ECLI:NL:RBROT:2024:1705
Rechtbank Rotterdam
- Eerste aanleg - enkelvoudig
- Rechtspraak.nl
Toepassing van de schuldsaneringsregeling en afwijzing van eerdere ingangsdatum
In deze zaak heeft verzoekster een verzoekschrift ingediend tot toepassing van de schuldsaneringsregeling. De rechtbank heeft het verzoek op 15 februari 2024 behandeld. Verzoekster verkeert in een toestand van betalingsonmacht, wat de rechtbank heeft vastgesteld. Er zijn geen voldoende gronden voor afwijzing van het verzoek, waardoor verzoekster wordt toegelaten tot de wettelijke schuldsaneringsregeling.
Verzoekster heeft echter verzocht om een eerdere ingangsdatum voor de schuldsaneringsregeling. De rechtbank heeft dit verzoek afgewezen, omdat niet is aangetoond dat verzoekster zich aan de verplichtingen van het minnelijke schuldsaneringstraject heeft gehouden. De rechtbank heeft de ingangsdatum van de schuldsaneringsregeling vastgesteld op 15 februari 2024.
De rechtbank heeft ook vastgesteld dat de berekening van het vrij te laten bedrag niet correct was, omdat een huurverlaging niet was doorgevoerd.
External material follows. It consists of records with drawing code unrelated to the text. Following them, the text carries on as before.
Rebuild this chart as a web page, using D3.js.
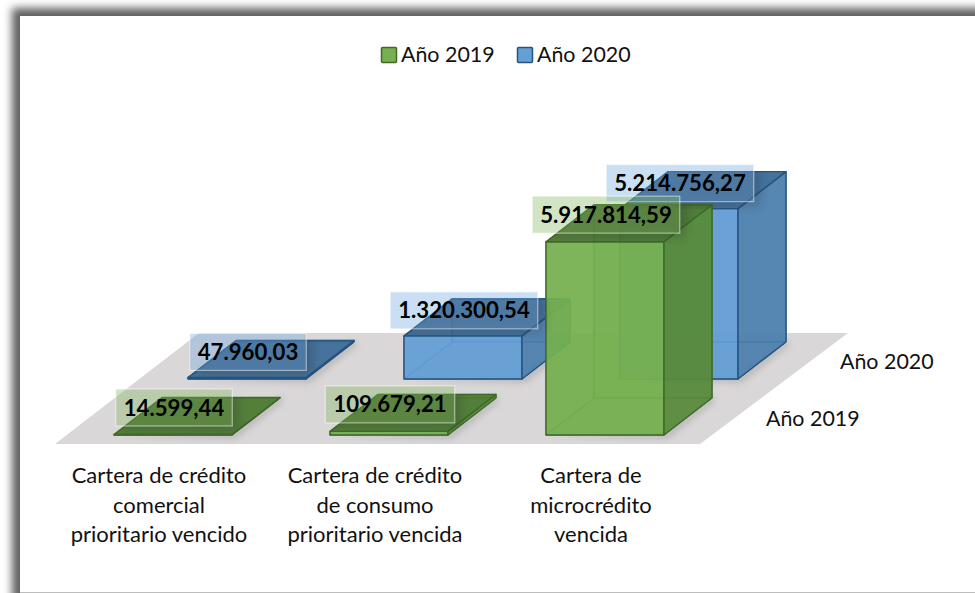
<!DOCTYPE html>
<html><head><meta charset="utf-8">
<script src="https://cdn.jsdelivr.net/npm/d3@7/dist/d3.min.js"></script>
<style>html,body{margin:0;padding:0;background:#fff;overflow:hidden}svg{display:block;font-family:Lato,"Open Sans",sans-serif}</style>
</head><body><svg id="c" width="975" height="593"></svg>
<script>
const categories = ["Cartera de crédito comercial prioritario vencido","Cartera de crédito de consumo prioritario vencida","Cartera de microcrédito vencida"];
const categoryLines = [["Cartera de crédito","comercial","prioritario vencido"],["Cartera de crédito","de consumo","prioritario vencida"],["Cartera de","microcrédito","vencida"]];
const seriesNames = ["Año 2019","Año 2020"];
const values2019 = [14599.44,109679.21,5917814.59];
const values2020 = [47960.03,1320300.54,5214756.27];
const labels2019 = ["14.599,44","109.679,21","5.917.814,59"];
const labels2020 = ["47.960,03","1.320.300,54","5.214.756,27"];

const svg = d3.select("#c");
const defs = svg.append("defs");
[["b4",4],["b3",3],["b5",5]].forEach(([id,s])=>{
  defs.append("filter").attr("id",id).attr("x","-50%").attr("y","-50%").attr("width","200%").attr("height","200%")
    .append("feGaussianBlur").attr("stdDeviation",s);
});

// frame
svg.append("rect").attr("x",12).attr("y",8).attr("width",1000).attr("height",640).attr("fill","#606060").attr("filter","url(#b4)");
svg.append("rect").attr("x",20).attr("y",16).attr("width",960).attr("height",576).attr("fill","#fff");
svg.append("line").attr("x1",20).attr("x2",975).attr("y1",592.5).attr("y2",592.5).attr("stroke","#bdbdbd");

const x = d3.scaleBand().domain(categories).range([114,664]).paddingInner(98/216);
const h = d3.scaleLinear().domain([0,6000000]).range([0,196]);
const sx = d3.scalePoint().domain(seriesNames).range([0,74]);
const sy = d3.scalePoint().domain(seriesNames).range([435,379]);
const DX = 48, DY = -37;

// floor
const floorPts = [[55,444],[700,444],[848,333],[199,333]];
svg.append("polygon").attr("points",floorPts.join(" ")).attr("fill","#d9d7d8");

const styles = {
 "Año 2019":{front:"#76b050",side:"#58893c",top:"#4d7a34",stroke:"#3f6a28",hidden:"#5f9a3e",box:"#7fb85c"},
 "Año 2020":{front:"#649fd6",side:"#4e80ad",top:"#3f6d98",stroke:"#25557f",hidden:"#4f8bc0",box:"#6ba6de"}
};
const poly = (g,pts,fill,op,stroke,sw)=>g.append("polygon").attr("points",pts.join(" "))
   .attr("fill",fill).attr("fill-opacity",op).attr("stroke",stroke).attr("stroke-width",sw).attr("stroke-linejoin","round");

function bar(cat,i,name,vals,labels){
  const st = styles[name];
  const x0 = x(cat)+sx(name), x1 = x0+x.bandwidth(), yb = sy(name), yt = yb-h(vals[i]);
  const g = svg.append("g").attr("class","bar");
  // ground shadow
  g.append("polygon").attr("points",[[x0+4,yb+2],[x1+4,yb+4],[x1+DX+4,yb+DY+3],[x1+DX,yb+DY-2],[x1,yb-4]].join(" "))
    .attr("fill","#555").attr("opacity",.22).attr("filter","url(#b3)");
  // hidden faces
  poly(g,[[x0+DX,yb+DY],[x1+DX,yb+DY],[x1+DX,yt+DY],[x0+DX,yt+DY]],st.hidden,.55,st.stroke,1);
  poly(g,[[x0,yb],[x0+DX,yb+DY],[x0+DX,yt+DY],[x0,yt]],st.hidden,.35,st.stroke,1);
  poly(g,[[x0,yb],[x1,yb],[x1+DX,yb+DY],[x0+DX,yb+DY]],st.hidden,.45,st.stroke,1);
  // visible faces
  poly(g,[[x0,yb],[x1,yb],[x1,yt],[x0,yt]],st.front,.9,st.stroke,1.4);
  poly(g,[[x1,yb],[x1+DX,yb+DY],[x1+DX,yt+DY],[x1,yt]],st.side,.9,st.stroke,1.4);
  poly(g,[[x0,yt],[x1,yt],[x1+DX,yt+DY],[x0+DX,yt+DY]],st.top,.92,st.stroke,1.4);
  return {x0,x1,yt,yb,st,label:labels[i],name};
}
const placed = [];
categories.forEach((c,i)=>placed.push(bar(c,i,"Año 2020",values2020,labels2020)));
categories.forEach((c,i)=>placed.push(bar(c,i,"Año 2019",values2019,labels2019)));

// value labels
const lay = svg.append("g");
placed.forEach((p,k)=>{
  const cx = (p.x0+p.x1)/2+1, cy = p.yt-(p.name==="Año 2019"?27:25.5);
  const clipId = "cl"+k;
  defs.append("clipPath").attr("id",clipId).append("polygon")
    .attr("points",[[p.x0,p.yt],[p.x1,p.yt],[p.x1,p.yb],[p.x1+DX,p.yb+DY],[p.x1+DX,p.yt+DY],[p.x0+DX,p.yt+DY]].join(" "));
  const shade = lay.append("g").attr("clip-path",`url(#${clipId})`);
  const box = lay.append("rect");
  const t = lay.append("text").attr("x",cx).attr("y",cy+8).attr("text-anchor","middle")
     .attr("font-size",22.2).attr("font-weight",700).attr("fill","#000").text(p.label);
  const w = t.node().getComputedTextLength()+16;
  shade.append("rect").attr("x",cx-w/2+6).attr("y",cy-14).attr("width",w).attr("height",37)
     .attr("fill","#222").attr("opacity",.22).attr("filter","url(#b5)");
  box.attr("x",cx-w/2).attr("y",cy-18.5).attr("width",w).attr("height",37)
     .attr("fill",p.st.box).attr("fill-opacity",.36).attr("stroke","#fff").attr("stroke-opacity",.5).attr("stroke-width",1.2);
});

// category labels
categories.forEach((c,i)=>{
  const cx = x(c)+x.bandwidth()/2-14;
  categoryLines[i].forEach((ln,j)=>{
    svg.append("text").attr("x",cx).attr("y",483+j*29.5).attr("text-anchor","middle")
      .attr("font-size",22).attr("fill","#111").text(ln);
  });
});
// series labels
seriesNames.forEach(n=>{
  svg.append("text").attr("x",766+sx(n)).attr("y",426-sx(n)*57/74).attr("font-size",21.4).attr("fill","#111").text(n);
});
// legend
const legX = d3.scalePoint().domain(seriesNames).range([381,517]);
seriesNames.forEach(n=>{
  svg.append("rect").attr("x",legX(n)+.5).attr("y",47.5).attr("width",15).attr("height",15).attr("rx",1)
    .attr("fill",styles[n].front).attr("stroke",styles[n].stroke).attr("stroke-width",1.5);
  svg.append("text").attr("x",legX(n)+20).attr("y",62).attr("font-size",21.4).attr("fill","#111").text(n);
});
</script></body></html>
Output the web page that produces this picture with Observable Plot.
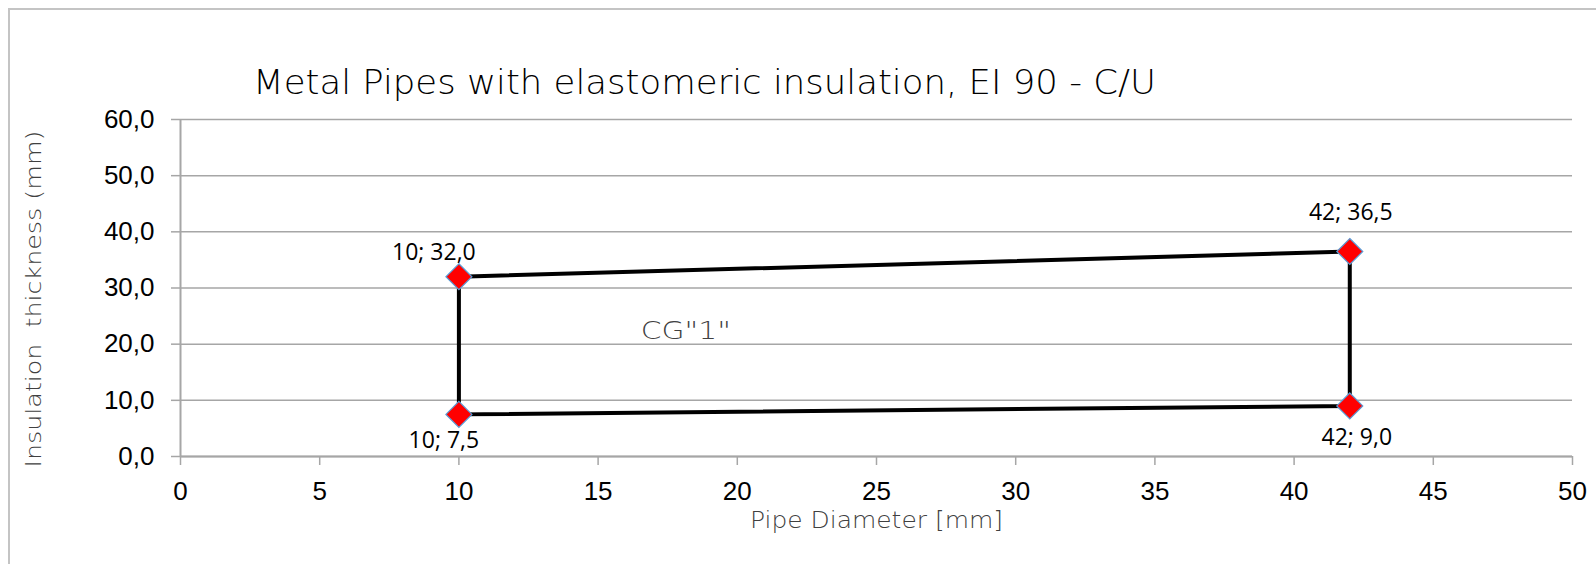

Dit heeft geleid tot onvoldoende afdracht aan de gezamenlijke schuldeisers. De rechtbank heeft de bevoegdheid om deze procedure te openen, aangezien het centrum van de voornaamste belangen van verzoekster in Nederland ligt.
De rechtbank heeft de termijn van de schuldsaneringsregeling vastgesteld op 18 maanden, eindigend op 15 augustus 2025, en benoemt mr. M. Aukema tot rechter-commissaris. Tevens zijn er bepalingen getroffen voor de vergoeding van de bewindvoerder en de afhandeling van brieven aan de schuldenares. De uitspraak is openbaar uitgesproken op 15 februari 2024.